Tuesday, November 28, 2017

Shall We Dance (1937), 7+

A budding romance between a ballet master and a tap dancer becomes complicated when rumors surface that they're already married.
(109 min) Released 1937-04-29
Director: Mark Sandrich
Stars: Fred Astaire, Ginger Rogers, Edward Everett Horton, Eric Blore, Harriet Hoctor
Harry Losee ... ballet stager
Hermes Pan ... ballet stager

Genres: Comedy | Musical | Romance
http://www.imdb.com/title/tt0029546/

Random thought: Who got custody of the painting of FA as Petrov in ballet pose?

Songs by Gershwin, George and Ira:
  • Scene 7: Slap That Bass, sung and danced by FA, accompanied by engine workers with musical instruments, in the cleanest, shiniest-floored, roomiest engine room imagined
  • Scenes 9&11: Walking the Dog - Promenade, walked by FA & GR
  • Scene 12: Beginner's Luck, sung by FA aboard ship, on deck in moonlight
  • Scenes 17 song, 18 dance: They All Laughed, sung by GR, danced by FA and GR in ship's nightclub, where GR finally sees that FA is hip and dances her language sublimely
  • Scene 22: Let's Call The Whole Thing Off, sung and danced by FA and GR on roller skates in NYC 
  • Scene 25: They Can't Take That Away from Me, sung by FA to GR on foggy ferry from NJ wedding
  • Scene 30: Shall We Dance, danced by FA and Harriet Hoctor in the ballet sequence opening Petrov's B'way show, transitions to
  • Scene 31 of 32: Shall We Dance, danced by FA and many GR replicants, and finally GR in the closing sequence 
The plot doesn't allow GR to fall and stay in love with FA. She has great fun with him in scene 18, but fighting the rumor that these two are long-married, and the titled European who wants FA for herself, and GR's desire for privacy and to quit showbiz, interfere until the final scene. 

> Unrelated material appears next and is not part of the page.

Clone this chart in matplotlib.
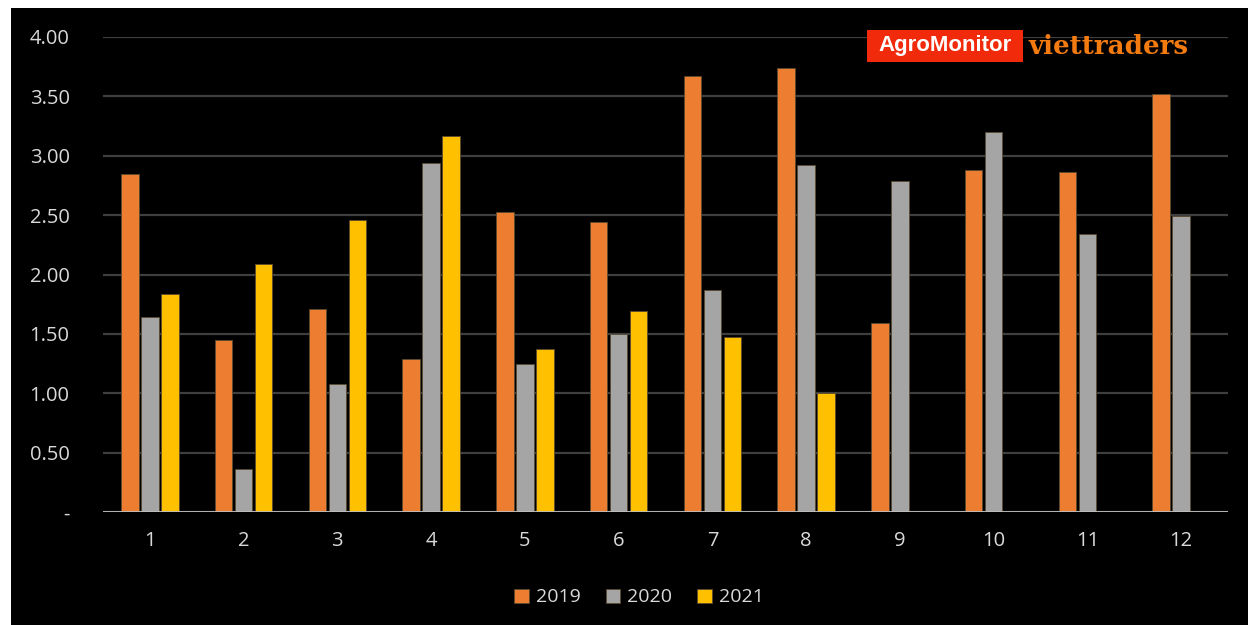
import numpy as np
import matplotlib.pyplot as plt
from matplotlib.patches import Rectangle

months = [1, 2, 3, 4, 5, 6, 7, 8, 9, 10, 11, 12]
y2019 = [2.85, 1.45, 1.71, 1.29, 2.53, 2.44, 3.67, 3.74, 1.59, 2.88, 2.86, 3.52]
y2020 = [1.64, 0.36, 1.08, 2.94, 1.25, 1.50, 1.87, 2.92, 2.79, 3.20, 2.34, 2.49]
y2021 = [1.84, 2.09, 2.46, 3.17, 1.37, 1.69, 1.47, 1.00]
years = ['2019', '2020', '2021']
colors = ['#ED7D31', '#A5A5A5', '#FFC000']
yticks = [0, 0.5, 1.0, 1.5, 2.0, 2.5, 3.0, 3.5, 4.0]

plt.rcParams['font.family'] = ['Open Sans', 'DejaVu Sans']

fig = plt.figure(figsize=(12.48, 6.25), dpi=100)
fig.patch.set_facecolor('white')
fig.patches.append(Rectangle((11 / 1248, 0), 1 - 11 / 1248, 1 - 8 / 625,
                             transform=fig.transFigure, facecolor='black',
                             edgecolor='none', zorder=-5))

ax = fig.add_axes([103 / 1248, 113 / 625, 1125 / 1248, 475 / 625])
ax.set_facecolor('black')

x = np.array(months, dtype=float)
step = 0.213
width = 0.185
series = [y2019, y2020, y2021]
for i, (vals, c, lab) in enumerate(zip(series, colors, years)):
    xs = x[:len(vals)] + (i - 1) * step
    ax.bar(xs, vals, width=width, color=c, edgecolor='#5a4a30', linewidth=0.6,
           label=lab, zorder=3)

ax.set_xlim(0.5, 12.5)
ax.set_ylim(0, 4.0)
ax.set_yticks(yticks)
ax.set_yticklabels(['-' if v == 0 else '%.2f' % v for v in yticks])
ax.set_xticks(months)
ax.set_xticklabels([str(m) for m in months])
ax.yaxis.grid(True, color='#3f3f3f', linewidth=1.6, zorder=0)
ax.set_axisbelow(True)
ax.axhline(0, color='#BFBFBF', linewidth=2, zorder=4)
for s in ax.spines.values():
    s.set_visible(False)
ax.tick_params(axis='both', length=0, colors='#D9D9D9', labelsize=14.5)
ax.tick_params(axis='y', pad=24)
ax.tick_params(axis='x', pad=14)

fig.legend(loc='center', bbox_to_anchor=(0.512, 0.044), ncol=3, frameon=False,
           fontsize=14, labelcolor='#D9D9D9', handlelength=0.75,
           handleheight=0.75, handletextpad=0.35, columnspacing=1.3)

# logo
fig.patches.append(Rectangle((867 / 1248, 1 - 62 / 625), 156 / 1248, 32 / 625,
                             transform=fig.transFigure, facecolor='#F02A0A',
                             edgecolor='none', zorder=5))
fig.text(945 / 1248, 1 - 46 / 625, 'AgroMonitor', color='white',
         family='Liberation Sans', fontweight='bold', fontsize=16,
         ha='center', va='center', zorder=6)
fig.text(1028 / 1248, 1 - 47 / 625, 'viettraders', color='#F47B0F',
         family='DejaVu Serif', fontweight='bold', fontsize=18.8,
         ha='left', va='center', zorder=6)

fig.savefig('out.png', dpi=100, facecolor=fig.get_facecolor())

And the absence again of any Ensemble dancing is a big missing ingredient for me. I like to see large number of well-rehearsed, well-choreographed dancers in pretty costumes making pretty patterns in time with pretty music. The closest we get are the GR replicants, but they are just chorus-girl support to FA, not a dancing unit unto themselves. It's like they're pilot fish to FA's shark. I want to see a school of fish making pretty patterns of their own.

Like mediocre Hitchcock, it's still much better than the average musical. I wouldn't recommend it as a novice's first F&G musical, but it represents all musicals well. And the Gershwin tunes are far superior to those of a typical musical.